The model was trained on a dataset containing 220,000 network traffic entries.

Target Classes (Attack Types)

• Normal: Legitimate traffic
• Brute Force: Automated password guessing attacks
• SQL Injection (SQLi): Malicious SQL queries
• Cross-Site Scripting (XSS): Script injection attacks
• System Cmd Execution: Unauthorized shell command execution

🛠️ Feature Engineering (Preprocessing)

Raw payload data cannot be directly fed into ML models. I implemented a custom preprocessing pipeline to extract meaningful features from the text payload:

1. Method Extraction: Separated HTTP methods (GET, POST).
2. Keyword Flagging: Created binary features for common attack tools and patterns found in payloads:
   • sqlmap, hydra (Attack tools)
   • arachni, zap (Scanners)
   • userid, cmd (Suspicious parameters)

# Example Preprocessing Code
def prepro(data):
    data['method'] = data['payload'].str.split().str[0].map({'POST':0, 'GET':1})
    data['sql'] = data['payload'].apply(lambda x: 1 if 'sqlmap' in x.lower() else 0)
    data['word'] = data['payload'].apply(add_word) # Custom function for keyword groups
    # ... (additional feature extraction)
    return data[['method', 'sql', 'word', ...]]
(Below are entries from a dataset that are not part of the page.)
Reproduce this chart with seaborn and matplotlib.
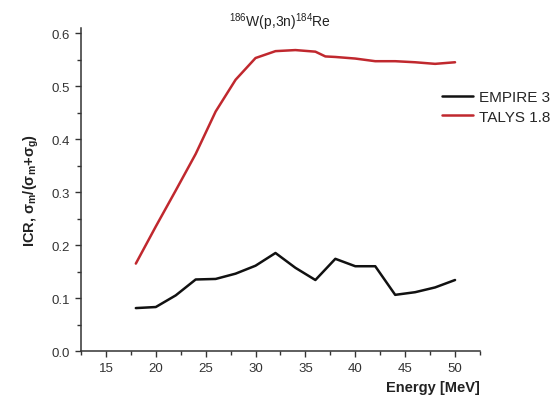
import matplotlib
matplotlib.use('Agg')
from matplotlib import pyplot as plt
from matplotlib.ticker import MultipleLocator
import pandas as pd
import seaborn as sns

# значения
energy_empire = [18, 20, 22, 24, 26, 28, 30, 32, 34, 36, 38, 40, 42, 44, 46, 48, 50]
icr_empire = [0.081, 0.083, 0.105, 0.135, 0.136, 0.146, 0.161, 0.185, 0.157, 0.134,
              0.174, 0.160, 0.160, 0.106, 0.111, 0.120, 0.134]

energy_talys = [18, 20, 22, 24, 26, 28, 30, 32, 34, 36, 37, 38, 40, 42, 44, 46, 48, 50]
icr_talys = [0.165, 0.235, 0.303, 0.372, 0.452, 0.512, 0.553, 0.566, 0.568, 0.565,
             0.556, 0.555, 0.552, 0.547, 0.547, 0.545, 0.542, 0.545]

df = pd.concat([
    pd.DataFrame({'energy': energy_empire, 'icr': icr_empire, 'model': 'EMPIRE 3'}),
    pd.DataFrame({'energy': energy_talys, 'icr': icr_talys, 'model': 'TALYS 1.8'}),
])

sns.set_style('ticks')
plt.rcParams['font.family'] = ['Liberation Sans', 'DejaVu Sans']
plt.rcParams['mathtext.default'] = 'regular'

fig = plt.figure(figsize=(5.6, 4.06), dpi=100)
ax = fig.add_axes([0.1446, 0.133, 0.7125, 0.796])

sns.lineplot(data=df, x='energy', y='icr', hue='model',
             palette={'EMPIRE 3': '#111111', 'TALYS 1.8': '#c0282e'},
             linewidth=1.8, ax=ax)

ax.set_xlim(12.5, 52.5)
ax.set_ylim(0, 0.61)
ax.xaxis.set_minor_locator(MultipleLocator(2.5))
ax.yaxis.set_minor_locator(MultipleLocator(0.05))
ax.set_xticks([15, 20, 25, 30, 35, 40, 45, 50])
ax.set_yticks([0.0, 0.1, 0.2, 0.3, 0.4, 0.5, 0.6])
ax.set_yticklabels(['0.0', '0.1', '0.2', '0.3', '0.4', '0.5', '0.6'])
ax.tick_params(which='major', length=4.5, width=1, colors='#333333', labelsize=9.5)
ax.tick_params(which='minor', length=3, width=1, color='#333333')
for s in ['left', 'bottom']:
    ax.spines[s].set_color('#333333')
    ax.spines[s].set_linewidth(1.1)
sns.despine(ax=ax)

ax.set_xlabel('Energy [MeV]', fontsize=10.5, fontweight='bold', color='#222222')
ax.xaxis.set_label_coords(1.0, -0.09)
ax.xaxis.label.set_ha('right')
ax.set_ylabel('ICR, σ$_m$/(σ$_m$+σ$_g$)', fontsize=10.5,
              fontweight='bold', color='#222222')
ax.yaxis.set_label_coords(-0.1, 0.5)
ax.set_title('$^{186}$W(p,3n)$^{184}$Re', fontsize=10, color='#222222', y=1.0, pad=1)

ax.legend(title=None, frameon=False, loc='upper left', bbox_to_anchor=(0.89, 0.825),
          fontsize=11, handlelength=2.0, handletextpad=0.4, labelspacing=0.35,
          borderaxespad=0)

plt.savefig('out.png', dpi=100)
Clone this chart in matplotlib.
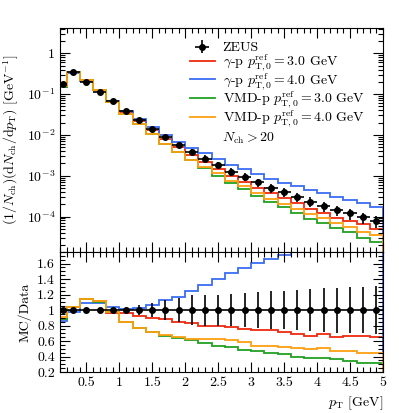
import numpy as np
import matplotlib.pyplot as plt
from matplotlib.ticker import MultipleLocator, LogLocator, FuncFormatter, NullFormatter

plt.rcParams['font.family'] = 'serif'
plt.rcParams['font.serif'] = ['cmr10']
plt.rcParams['mathtext.fontset'] = 'cm'
plt.rcParams['axes.formatter.use_mathtext'] = True
plt.rcParams['axes.unicode_minus'] = False
plt.rcParams['font.size'] = 10

# bin edges in pT [GeV]
edges = [0.1, 0.2, 0.4, 0.6, 0.8, 1.0, 1.2, 1.4, 1.6, 1.8, 2.0, 2.2, 2.4, 2.6,
         2.8, 3.0, 3.2, 3.4, 3.6, 3.8, 4.0, 4.2, 4.4, 4.6, 4.8, 5.0]
pt = [0.15, 0.3, 0.5, 0.7, 0.9, 1.1, 1.3, 1.5, 1.7, 1.9, 2.1, 2.3, 2.5, 2.7,
      2.9, 3.1, 3.3, 3.5, 3.7, 3.9, 4.1, 4.3, 4.5, 4.7, 4.9]

# ZEUS data (1/Nch) dNch/dpT
zeus = [0.174, 0.342, 0.198, 0.1125, 0.0667, 0.0386, 0.0238, 0.01435, 0.00897,
        0.00582, 0.00388, 0.00264, 0.00183, 0.00125, 0.000945, 0.000689,
        0.000508, 0.000392, 0.000306, 0.000231, 0.000181, 0.000144, 0.000120,
        0.0000955, 0.0000776]
# relative uncertainty of the data
zeus_rel = [0.02, 0.02, 0.02, 0.02, 0.025, 0.03, 0.06, 0.09, 0.13, 0.16, 0.19,
            0.20, 0.20, 0.21, 0.22, 0.23, 0.24, 0.25, 0.26, 0.27, 0.28, 0.29,
            0.30, 0.30, 0.31]

# MC / Data ratios
gp30 = [0.89, 1.04, 1.14, 1.12, 0.96, 0.965, 0.92, 0.90, 0.88, 0.85, 0.83, 0.80,
        0.79, 0.775, 0.755, 0.745, 0.74, 0.72, 0.685, 0.67, 0.69, 0.65, 0.66,
        0.67, 0.65]
gp40 = [0.86, 0.98, 1.085, 1.09, 1.04, 1.02, 1.03, 1.07, 1.13, 1.17, 1.24, 1.33,
        1.40, 1.48, 1.54, 1.61, 1.66, 1.71, 1.83, 1.93, 2.12, 2.12, 2.12, 2.2,
        2.24]
vmd30 = [0.88, 1.04, 1.14, 1.10, 0.97, 0.85, 0.77, 0.72, 0.67, 0.64, 0.61, 0.58,
         0.54, 0.52, 0.49, 0.47, 0.45, 0.43, 0.40, 0.38, 0.38, 0.37, 0.34, 0.32,
         0.31]
vmd40 = [0.915, 1.04, 1.14, 1.12, 0.97, 0.85, 0.77, 0.72, 0.68, 0.65, 0.63, 0.62,
         0.625, 0.61, 0.585, 0.54, 0.53, 0.52, 0.505, 0.50, 0.505, 0.47, 0.47,
         0.44, 0.45]

labels = [r'$\gamma$-p $p_{\mathrm{T},0}^{\mathrm{ref}} = 3.0$ GeV',
          r'$\gamma$-p $p_{\mathrm{T},0}^{\mathrm{ref}} = 4.0$ GeV',
          r'VMD-p $p_{\mathrm{T},0}^{\mathrm{ref}} = 3.0$ GeV',
          r'VMD-p $p_{\mathrm{T},0}^{\mathrm{ref}} = 4.0$ GeV']
colors = ['#ee2a0e', '#3a6cf4', '#22a022', '#ff9e10']

edges = np.array(edges)
pt = np.array(pt)
zeus = np.array(zeus)
xerr = [pt - edges[:-1], edges[1:] - pt]
ratios = [np.array(r) for r in (gp30, gp40, vmd30, vmd40)]

fig = plt.figure(figsize=(3.99, 4.13), dpi=100)
ax = fig.add_axes([0.1504, 0.3898, 0.8095, 0.5417])
rax = fig.add_axes([0.1504, 0.0993, 0.8095, 0.2905])

handles = []
for r, c in zip(ratios, colors):
    ax.stairs(r * zeus, edges, color=c, lw=1.3)
    rax.stairs(r, edges, color=c, lw=1.3)
    handles.append(plt.Line2D([], [], color=c, lw=1.3))

dat = ax.errorbar(pt, zeus, xerr=xerr, yerr=zeus * np.array(zeus_rel), fmt='o',
                  color='black', ms=4, lw=1.2, capsize=0, zorder=5)
rax.errorbar(pt, np.ones_like(pt), xerr=xerr, yerr=zeus_rel, fmt='o',
             color='black', ms=4, lw=1.2, capsize=0, zorder=5)

ax.set_yscale('log')
ax.set_xlim(0.1, 5.0)
ax.set_ylim(1.35e-5, 4.1)
rax.set_xlim(0.1, 5.0)
rax.set_ylim(0.2, 1.75)

def logfmt(v, pos):
    e = int(round(np.log10(v)))
    return '1' if e == 0 else r'$10^{%d}$' % e

ax.yaxis.set_major_locator(LogLocator(base=10, numticks=20))
ax.yaxis.set_minor_locator(LogLocator(base=10, subs=np.arange(2, 10), numticks=20))
ax.yaxis.set_major_formatter(FuncFormatter(logfmt))
ax.yaxis.set_minor_formatter(NullFormatter())
ax.xaxis.set_major_locator(MultipleLocator(0.5))
ax.xaxis.set_minor_locator(MultipleLocator(0.1))
ax.set_xticklabels([])
rax.xaxis.set_major_locator(MultipleLocator(0.5))
rax.xaxis.set_minor_locator(MultipleLocator(0.1))
rax.xaxis.set_major_formatter(FuncFormatter(lambda v, p: '%g' % v))
rax.yaxis.set_major_locator(MultipleLocator(0.2))
rax.yaxis.set_minor_locator(MultipleLocator(0.05))
rax.yaxis.set_major_formatter(FuncFormatter(lambda v, p: '%g' % round(v, 2)))

for a in (ax, rax):
    a.tick_params(which='both', direction='in', top=True, right=True, width=0.8,
                  labelsize=10)
    a.tick_params(which='major', length=7)
    a.tick_params(which='minor', length=3.5)
    for s in a.spines.values():
        s.set_linewidth(0.8)

ax.set_ylabel(r'$(1/N_{\mathrm{ch}})(\mathrm{d}N_{\mathrm{ch}}/\mathrm{d}p_{\mathrm{T}})$ [GeV$^{-1}$]')
rax.set_ylabel('MC/Data')
rax.set_xlabel(r'$p_{\mathrm{T}}$ [GeV]', loc='right')

ax.legend([dat] + handles, ['ZEUS'] + labels, loc='upper left',
          bbox_to_anchor=(0.385, 0.965), frameon=False, fontsize=10,
          handlelength=1.8, handletextpad=0.55, labelspacing=-0.14,
          borderaxespad=0)
ax.text(0.503, 0.509, r'$N_{\mathrm{ch}} > 20$', transform=ax.transAxes,
        fontsize=10, va='center', ha='left')

fig.savefig('out.png', dpi=100)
🤖 Model Development & Evaluation

I trained and compared three different classification models to find the best performer: **1. Random Forest Classifier

1. Logistic Regression
2. XGBoost**

Results Random Forest demonstrated the best performance with stable detection rates across major attack types.

• Overall Accuracy: 92.6%
• Brute Force F1-Score: 0.99 (Near perfect detection)
• SQL Injection F1-Score: 0.93

Classification Report (Random Forest):

(Note: While Brute Force and SQLi detection were excellent, XSS and System Cmd Execution showed room for improvement, highlighting areas for future feature engineering.)

Feature Importance Analysis

Using the Random Forest model, I analyzed which features contributed most to detection.

• ‘word’ feature (Tool Signatures): Highest importance. This indicates that attack tool signatures (e.g., Hydra, Sqlmap) are critical indicators.
• ‘method’ (GET/POST): Significant for distinguishing payload types.

🎯 Conclusion

This project successfully demonstrated that machine learning can automate the classification of network attacks with high accuracy. By shifting from static rules to dynamic feature learning, the system can more effectively handle high-volume traffic and aid security analysts in rapid triage.

Future Improvements:

• Implementing Deep Learning (RNN/LSTM) to better understand payload sequences for improving XSS detection.
• Deploying the model as a real-time API service.